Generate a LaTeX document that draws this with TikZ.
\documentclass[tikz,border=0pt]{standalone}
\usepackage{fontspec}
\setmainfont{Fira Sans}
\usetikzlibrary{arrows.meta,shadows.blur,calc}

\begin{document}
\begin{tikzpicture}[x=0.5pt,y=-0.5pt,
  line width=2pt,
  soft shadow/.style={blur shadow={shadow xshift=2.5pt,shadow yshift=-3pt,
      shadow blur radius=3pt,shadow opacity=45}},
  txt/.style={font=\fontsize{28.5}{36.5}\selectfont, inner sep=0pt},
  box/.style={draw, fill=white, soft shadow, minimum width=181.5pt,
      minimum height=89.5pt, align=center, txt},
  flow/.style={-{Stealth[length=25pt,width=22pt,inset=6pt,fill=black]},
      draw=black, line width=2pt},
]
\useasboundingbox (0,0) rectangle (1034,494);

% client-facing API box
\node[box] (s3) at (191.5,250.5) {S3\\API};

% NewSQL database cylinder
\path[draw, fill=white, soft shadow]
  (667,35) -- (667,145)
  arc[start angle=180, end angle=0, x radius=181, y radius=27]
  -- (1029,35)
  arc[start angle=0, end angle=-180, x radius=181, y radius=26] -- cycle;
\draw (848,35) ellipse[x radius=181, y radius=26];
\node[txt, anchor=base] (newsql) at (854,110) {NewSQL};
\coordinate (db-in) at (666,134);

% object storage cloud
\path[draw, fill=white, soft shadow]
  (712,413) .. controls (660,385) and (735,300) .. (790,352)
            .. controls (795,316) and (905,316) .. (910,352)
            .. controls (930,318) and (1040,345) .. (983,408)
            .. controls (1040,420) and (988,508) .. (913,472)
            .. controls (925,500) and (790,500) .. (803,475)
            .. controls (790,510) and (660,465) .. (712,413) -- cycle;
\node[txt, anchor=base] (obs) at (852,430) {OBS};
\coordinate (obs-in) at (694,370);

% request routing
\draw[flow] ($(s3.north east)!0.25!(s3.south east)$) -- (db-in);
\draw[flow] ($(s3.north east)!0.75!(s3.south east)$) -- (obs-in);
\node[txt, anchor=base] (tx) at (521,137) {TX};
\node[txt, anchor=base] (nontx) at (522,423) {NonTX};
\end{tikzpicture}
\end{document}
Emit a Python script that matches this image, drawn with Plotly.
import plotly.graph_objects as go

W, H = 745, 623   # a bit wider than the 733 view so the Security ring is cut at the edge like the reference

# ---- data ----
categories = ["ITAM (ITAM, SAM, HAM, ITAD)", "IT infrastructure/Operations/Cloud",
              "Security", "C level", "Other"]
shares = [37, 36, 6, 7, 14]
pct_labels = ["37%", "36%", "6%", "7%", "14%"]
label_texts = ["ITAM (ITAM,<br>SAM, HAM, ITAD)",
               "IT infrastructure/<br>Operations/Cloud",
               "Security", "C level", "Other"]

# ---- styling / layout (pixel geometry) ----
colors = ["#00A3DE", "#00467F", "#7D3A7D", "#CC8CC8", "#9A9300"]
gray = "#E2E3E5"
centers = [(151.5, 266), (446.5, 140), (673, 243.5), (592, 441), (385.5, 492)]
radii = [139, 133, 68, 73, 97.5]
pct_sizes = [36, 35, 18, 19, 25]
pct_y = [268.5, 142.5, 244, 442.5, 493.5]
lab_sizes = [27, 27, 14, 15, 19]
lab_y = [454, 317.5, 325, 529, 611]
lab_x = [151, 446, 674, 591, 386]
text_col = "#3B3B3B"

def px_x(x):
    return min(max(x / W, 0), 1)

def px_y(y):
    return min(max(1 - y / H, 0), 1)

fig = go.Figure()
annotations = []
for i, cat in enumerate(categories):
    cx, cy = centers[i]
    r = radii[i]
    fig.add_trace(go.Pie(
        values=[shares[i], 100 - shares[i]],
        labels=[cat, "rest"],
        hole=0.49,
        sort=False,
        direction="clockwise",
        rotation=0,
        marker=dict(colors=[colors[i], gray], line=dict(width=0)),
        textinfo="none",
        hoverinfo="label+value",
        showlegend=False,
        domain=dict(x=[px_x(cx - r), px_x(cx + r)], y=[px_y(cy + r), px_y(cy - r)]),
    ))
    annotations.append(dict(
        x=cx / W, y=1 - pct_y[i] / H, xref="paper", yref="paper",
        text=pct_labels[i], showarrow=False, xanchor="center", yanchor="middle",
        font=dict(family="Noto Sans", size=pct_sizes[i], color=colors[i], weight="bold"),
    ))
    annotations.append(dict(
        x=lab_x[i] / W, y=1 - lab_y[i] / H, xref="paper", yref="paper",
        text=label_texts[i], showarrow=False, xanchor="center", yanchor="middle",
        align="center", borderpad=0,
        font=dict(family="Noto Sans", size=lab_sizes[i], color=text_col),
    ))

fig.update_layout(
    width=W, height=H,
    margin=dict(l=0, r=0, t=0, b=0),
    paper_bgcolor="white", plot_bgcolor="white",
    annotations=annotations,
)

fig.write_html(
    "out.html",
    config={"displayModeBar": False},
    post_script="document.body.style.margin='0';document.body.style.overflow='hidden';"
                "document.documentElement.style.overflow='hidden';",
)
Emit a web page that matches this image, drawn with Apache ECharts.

What is expected:
Each record should come back exactly as written.

Result of the task:
Generate a LaTeX document that draws this with TikZ.
\documentclass[tikz,border=0pt]{standalone}
\usepackage{fontspec}
\setmainfont{Fira Sans}
\usetikzlibrary{arrows.meta,shadows.blur,calc}

\begin{document}
\begin{tikzpicture}[x=0.5pt,y=-0.5pt,
  line width=2pt,
  soft shadow/.style={blur shadow={shadow xshift=2.5pt,shadow yshift=-3pt,
      shadow blur radius=3pt,shadow opacity=45}},
  txt/.style={font=\fontsize{28.5}{36.5}\selectfont, inner sep=0pt},
  box/.style={draw, fill=white, soft shadow, minimum width=181.5pt,
      minimum height=89.5pt, align=center, txt},
  flow/.style={-{Stealth[length=25pt,width=22pt,inset=6pt,fill=black]},
      draw=black, line width=2pt},
]
\useasboundingbox (0,0) rectangle (1034,494);

% client-facing API box
\node[box] (s3) at (191.5,250.5) {S3\\API};

% NewSQL database cylinder
\path[draw, fill=white, soft shadow]
  (667,35) -- (667,145)
  arc[start angle=180, end angle=0, x radius=181, y radius=27]
  -- (1029,35)
  arc[start angle=0, end angle=-180, x radius=181, y radius=26] -- cycle;
\draw (848,35) ellipse[x radius=181, y radius=26];
\node[txt, anchor=base] (newsql) at (854,110) {NewSQL};
\coordinate (db-in) at (666,134);

% object storage cloud
\path[draw, fill=white, soft shadow]
  (712,413) .. controls (660,385) and (735,300) .. (790,352)
            .. controls (795,316) and (905,316) .. (910,352)
            .. controls (930,318) and (1040,345) .. (983,408)
            .. controls (1040,420) and (988,508) .. (913,472)
            .. controls (925,500) and (790,500) .. (803,475)
            .. controls (790,510) and (660,465) .. (712,413) -- cycle;
\node[txt, anchor=base] (obs) at (852,430) {OBS};
\coordinate (obs-in) at (694,370);

% request routing
\draw[flow] ($(s3.north east)!0.25!(s3.south east)$) -- (db-in);
\draw[flow] ($(s3.north east)!0.75!(s3.south east)$) -- (obs-in);
\node[txt, anchor=base] (tx) at (521,137) {TX};
\node[txt, anchor=base] (nontx) at (522,423) {NonTX};
\end{tikzpicture}
\end{document}
Emit a Python script that matches this image, drawn with Plotly.
import plotly.graph_objects as go

W, H = 745, 623   # a bit wider than the 733 view so the Security ring is cut at the edge like the reference

# ---- data ----
categories = ["ITAM (ITAM, SAM, HAM, ITAD)", "IT infrastructure/Operations/Cloud",
              "Security", "C level", "Other"]
shares = [37, 36, 6, 7, 14]
pct_labels = ["37%", "36%", "6%", "7%", "14%"]
label_texts = ["ITAM (ITAM,<br>SAM, HAM, ITAD)",
               "IT infrastructure/<br>Operations/Cloud",
               "Security", "C level", "Other"]

# ---- styling / layout (pixel geometry) ----
colors = ["#00A3DE", "#00467F", "#7D3A7D", "#CC8CC8", "#9A9300"]
gray = "#E2E3E5"
centers = [(151.5, 266), (446.5, 140), (673, 243.5), (592, 441), (385.5, 492)]
radii = [139, 133, 68, 73, 97.5]
pct_sizes = [36, 35, 18, 19, 25]
pct_y = [268.5, 142.5, 244, 442.5, 493.5]
lab_sizes = [27, 27, 14, 15, 19]
lab_y = [454, 317.5, 325, 529, 611]
lab_x = [151, 446, 674, 591, 386]
text_col = "#3B3B3B"

def px_x(x):
    return min(max(x / W, 0), 1)

def px_y(y):
    return min(max(1 - y / H, 0), 1)

fig = go.Figure()
annotations = []
for i, cat in enumerate(categories):
    cx, cy = centers[i]
    r = radii[i]
    fig.add_trace(go.Pie(
        values=[shares[i], 100 - shares[i]],
        labels=[cat, "rest"],
        hole=0.49,
        sort=False,
        direction="clockwise",
        rotation=0,
        marker=dict(colors=[colors[i], gray], line=dict(width=0)),
        textinfo="none",
        hoverinfo="label+value",
        showlegend=False,
        domain=dict(x=[px_x(cx - r), px_x(cx + r)], y=[px_y(cy + r), px_y(cy - r)]),
    ))
    annotations.append(dict(
        x=cx / W, y=1 - pct_y[i] / H, xref="paper", yref="paper",
        text=pct_labels[i], showarrow=False, xanchor="center", yanchor="middle",
        font=dict(family="Noto Sans", size=pct_sizes[i], color=colors[i], weight="bold"),
    ))
    annotations.append(dict(
        x=lab_x[i] / W, y=1 - lab_y[i] / H, xref="paper", yref="paper",
        text=label_texts[i], showarrow=False, xanchor="center", yanchor="middle",
        align="center", borderpad=0,
        font=dict(family="Noto Sans", size=lab_sizes[i], color=text_col),
    ))

fig.update_layout(
    width=W, height=H,
    margin=dict(l=0, r=0, t=0, b=0),
    paper_bgcolor="white", plot_bgcolor="white",
    annotations=annotations,
)

fig.write_html(
    "out.html",
    config={"displayModeBar": False},
    post_script="document.body.style.margin='0';document.body.style.overflow='hidden';"
                "document.documentElement.style.overflow='hidden';",
)
Emit a web page that matches this image, drawn with Apache ECharts.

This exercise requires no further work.